The reason that Merry-Go-Round is the most like a Jean Rollin film is that it mostly takes place either inside an abandoned chateau or outside in an autumnal wood. These two locations are almost a constant of Rollin’s works in the seventies and Rivette approaches their inherent symbolism much the same way. These mysterious spaces and structures thrust the characters of the film into the hollow remains of the past while invoking the mysticism of ghost stories, magic, and imagination. For both filmmakers the fantastqiue is synonymous with the process of imagining, so filling their films with these spaces is only a natural extension of that impulse.

This impulse is further exemplified by the quasi-dream sequences that re-occur throughout the film in which the Dallesandro and Schneider/Karagheuz characters take turns pursuing one another. These highly expressionistic sequences reflect something of the characters’ interiority while also fitting into the elaborate structure of the film itself. As isolated sequences, these moments feel ripped straight out of European folklore. In one of these scenes Joe Dallesandro must duel a heavily armored knight in the woods. The iconography of this scene brings the past into the present of imagination where the two become one within the dramatic subtext of the larger moment that this scene itself was designed to express.

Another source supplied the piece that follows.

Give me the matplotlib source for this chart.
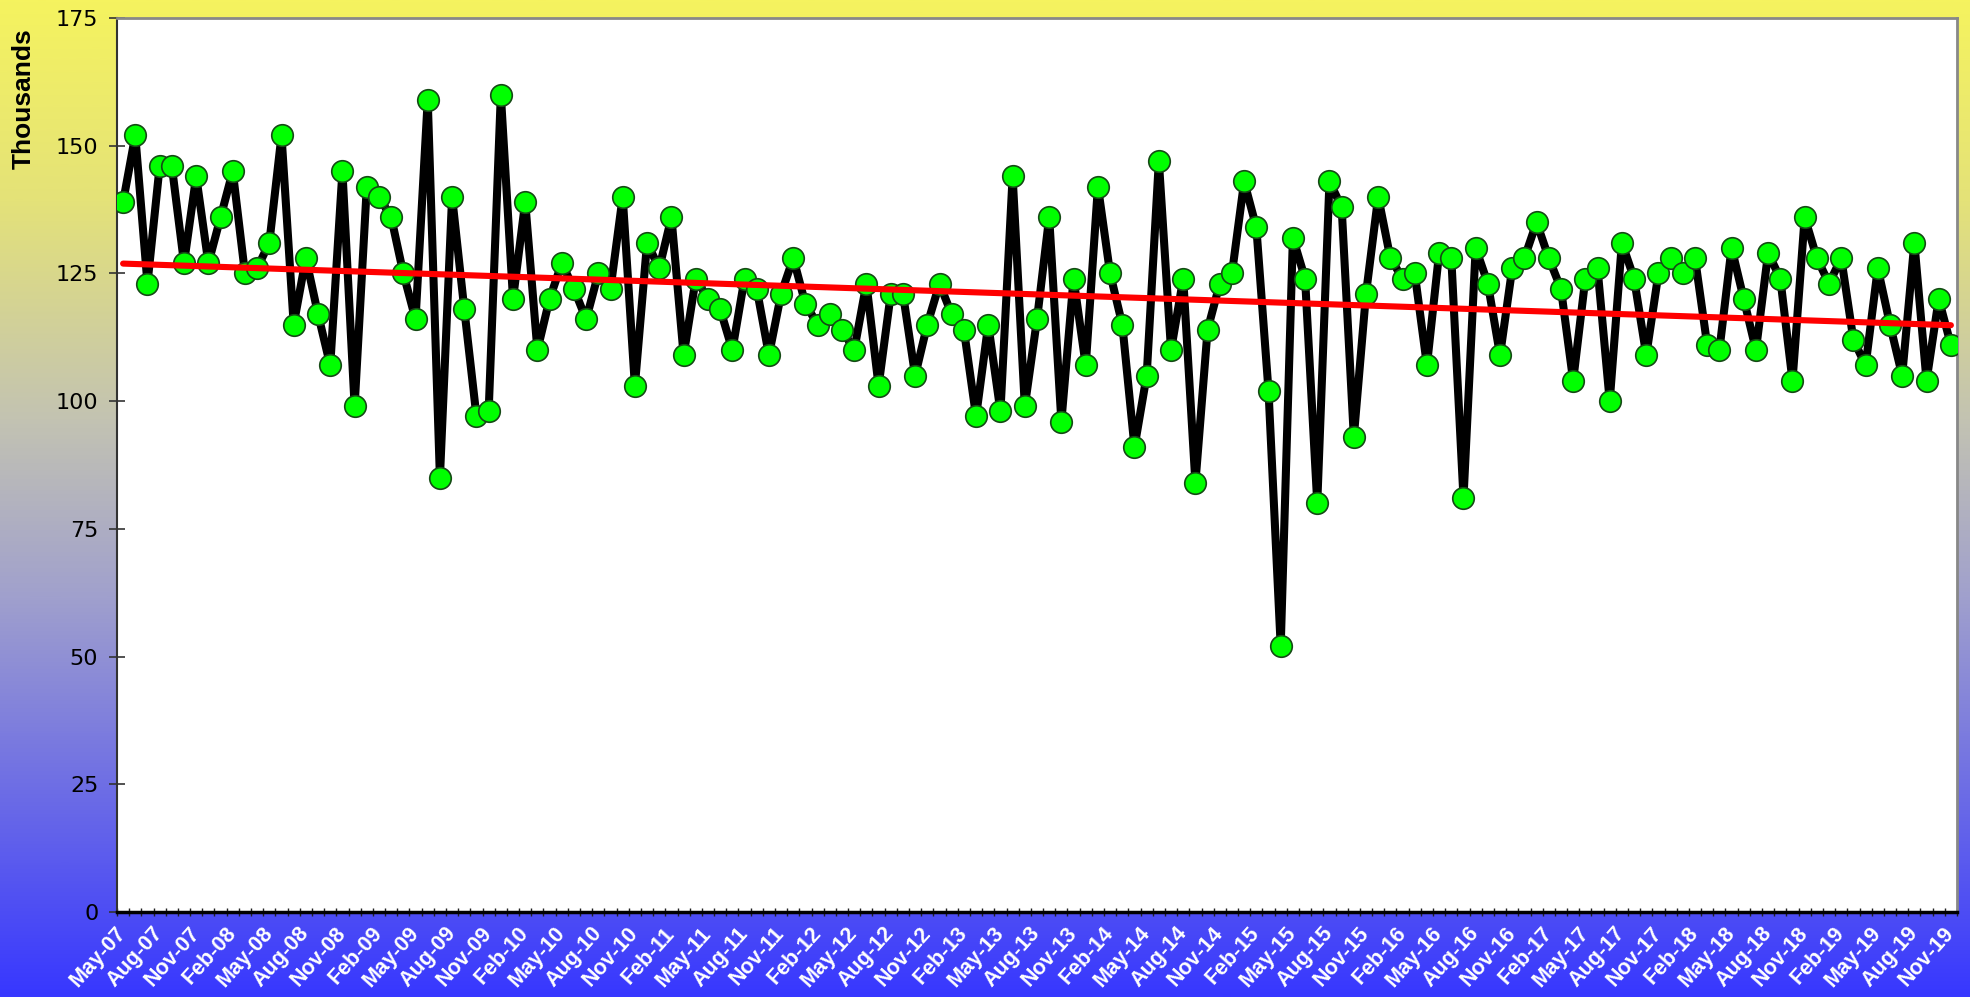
import numpy as np
import matplotlib
matplotlib.use("Agg")
import matplotlib.pyplot as plt
from matplotlib.colors import LinearSegmentedColormap

# ---- data (thousands) ----
start_year, start_month = 2007, 5
values = [
    139, 152, 123, 146, 146, 127, 144, 127, 136, 145, 125, 126, 131, 152, 115, 128, 117, 107, 145, 99,
    142, 140, 136, 125, 116, 159, 85, 140, 118, 97, 98, 160, 120, 139, 110, 120, 127, 122, 116, 125,
    122, 140, 103, 131, 126, 136, 109, 124, 120, 118, 110, 124, 122, 109, 121, 128, 119, 115, 117, 114,
    110, 123, 103, 121, 121, 105, 115, 123, 117, 114, 97, 115, 98, 144, 99, 116, 136, 96, 124, 107,
    142, 125, 115, 91, 105, 147, 110, 124, 84, 114, 123, 125, 143, 134, 102, 52, 132, 124, 80, 143,
    138, 93, 121, 140, 128, 124, 125, 107, 129, 128, 81, 130, 123, 109, 126, 128, 135, 128, 122, 104,
    124, 126, 100, 131, 124, 109, 125, 128, 125, 128, 111, 110, 130, 120, 110, 129, 124, 104, 136, 128,
    123, 128, 112, 107, 126, 115, 105, 131, 104, 120, 111,
]
month_names = ["Jan", "Feb", "Mar", "Apr", "May", "Jun", "Jul", "Aug", "Sep", "Oct", "Nov", "Dec"]
labels = []
for i in range(len(values)):
    m = (start_month - 1 + i) % 12
    y = start_year + (start_month - 1 + i) // 12
    labels.append(f"{month_names[m]}-{y % 100:02d}")
y_ticks = [0, 25, 50, 75, 100, 125, 150, 175]
y_label = "Thousands"

# ---- figure ----
W, H = 1970, 997
fig = plt.figure(figsize=(W / 100, H / 100), dpi=100)

# gradient background
bg = fig.add_axes([0, 0, 1, 1], zorder=-10)
cmap = LinearSegmentedColormap.from_list(
    "bg",
    [(0.0, (245/255, 243/255, 95/255)),
     (0.2, (228/255, 226/255, 120/255)),
     (0.42, (195/255, 195/255, 178/255)),
     (0.6, (160/255, 160/255, 205/255)),
     (1.0, (55/255, 55/255, 255/255))])
grad = np.linspace(0, 1, 512).reshape(-1, 1)
bg.imshow(grad, aspect="auto", cmap=cmap, extent=[0, 1, 0, 1], origin="upper")
bg.set_axis_off()

ax = fig.add_axes([117 / W, 1 - 912 / H, (1957 - 117) / W, (912 - 18) / H])
ax.set_facecolor("white")

x = np.arange(len(values))
ax.plot(x, values, color="black", lw=5.8, marker="o", markersize=15.5,
        markerfacecolor="#00FF00", markeredgecolor="#154a15", markeredgewidth=1.2,
        solid_joinstyle="round", solid_capstyle="round", zorder=3)

# linear trendline
coef = np.polyfit(x, values, 1)
ax.plot([x[0], x[-1]], np.polyval(coef, [x[0], x[-1]]), color="#FF0000", lw=4.4,
        solid_capstyle="round", zorder=4)

ax.set_xlim(-0.5, len(values) - 0.5)
ax.set_ylim(0, 175)
ax.set_yticks(y_ticks)
ax.set_yticklabels([str(v) for v in y_ticks], fontsize=16, family="DejaVu Sans", color="black")
ax.tick_params(axis="y", direction="inout", length=11, width=1.2, color="#333333", pad=8)

ax.set_xticks(x[::3])
ax.set_xticklabels(labels[::3], rotation=48, ha="right", va="center", rotation_mode="anchor",
                   fontsize=15.5, fontweight="bold", color="white", family="Liberation Sans")
ax.tick_params(axis="x", which="major", length=0, pad=13)
ax.set_xticks(np.arange(len(values) + 1) - 0.5, minor=True)
ax.tick_params(axis="x", which="minor", direction="inout", length=6, width=1.0, color="#222222")

for side in ["top", "right"]:
    ax.spines[side].set_color("#888888")
    ax.spines[side].set_linewidth(2)
ax.spines["left"].set_color("#333333")
ax.spines["left"].set_linewidth(1.5)
ax.spines["bottom"].set_color("black")
ax.spines["bottom"].set_linewidth(2.5)

fig.text(24 / W, 1 - 99 / H, y_label, rotation=90, ha="center", va="center",
         fontsize=19, fontweight="bold", family="Liberation Sans", color="black")

fig.savefig("out.png", dpi=100)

These mini-fantasias are also designed to disrupt the narrative flow of the film to comment on a character’s interiority but also to invite the audience to imagine with that character in the moment. It’s the same reflexive tactic one sees Rivette use in éline et Julie vont en bateau. Rivette wants the spectator to be aware of their complicity in manufacturing the success of the film via a joint imagining between what has been recorded and is now being replayed and between the organic now of the viewer’s mind. This desire to unravel the seductive qualities of the cinema that lure the spectator into suspending their disbelief is also behind the cutaways to the upright bass player and bass clarinet player as they seemingly score Merry-Go-Round in real time.

The plot of Merry-Go-Round is, on its own, the weakest part of the film though it in no way inhibits the aesthetic and conceptual success of Merry-Go-Round. Rivette draws on films like Charade (1963) and North By Northwest (1959) to weave a convoluted plot of fake faked deaths, phony kidnappings, elaborate deceptions, and intricate manipulations. The “real” part of Merry-Go-Round (its narrative) is even more unreal than the knight Joe Dallesandro knocks off his horse. If one pays close enough attention the plot does make sense but it isn’t actually all that important. What is important to Rivette is the process the viewer must undertake to track the narrative as it progresses. Without this investment in the Hitchcockian mystery then none of Rivette’s reflexive devices will work.

This isn’t to say that there is no value to or pleasure to be derived from the plot of Merry-Go-Round. Rivette was the greatest director of actors that the French New Wave produced and his commitment to collaborating with his performers rather than ruling them shows. In Merry-Go-Round there are a number of scenes that are delightful to watch just for this reason. One of the standouts is the scene where Schneider and Dallesandro make a salad of sardines and tomatoes. At some point improvisation becomes a factor and Dallesandro puts on a silly voice that gets an honest to goodness laugh out of Schneider who willingly plays right along. This sense of “play” permeates every scene in little ways such as the cat that leaps from Dallesandro’s lap onto a table and into the center of frame.

Rivette’s ability to cultivate moments of “play” that could never be scripted and feel so authentic is the flip-side of his formalism. There’s a deliberate juxtaposition in Rivette’s work between the formal reflexive machinations of his films and the reality that his actors allow him to record. These playful moments of truth where the director relinquishes much of his control to the performer is another extension of Rivette’s efforts to include everyone in the act of imagining a film. Where the seemingly avant-garde structure of the film invites the viewer into this game so does Rivette’s direction bring in his actors.

For Jacques Rivette the film director is nothing more than a conduit connecting performer to image and image to audience. Merry-Go-Round may not be his most compelling exercise of this sort but it is in no way a failure. In terms of Rivette’s career Merry-Go-Round is the transition to an even smaller scale of filmmaking that would be personified by his Le Pont du Nord (1982).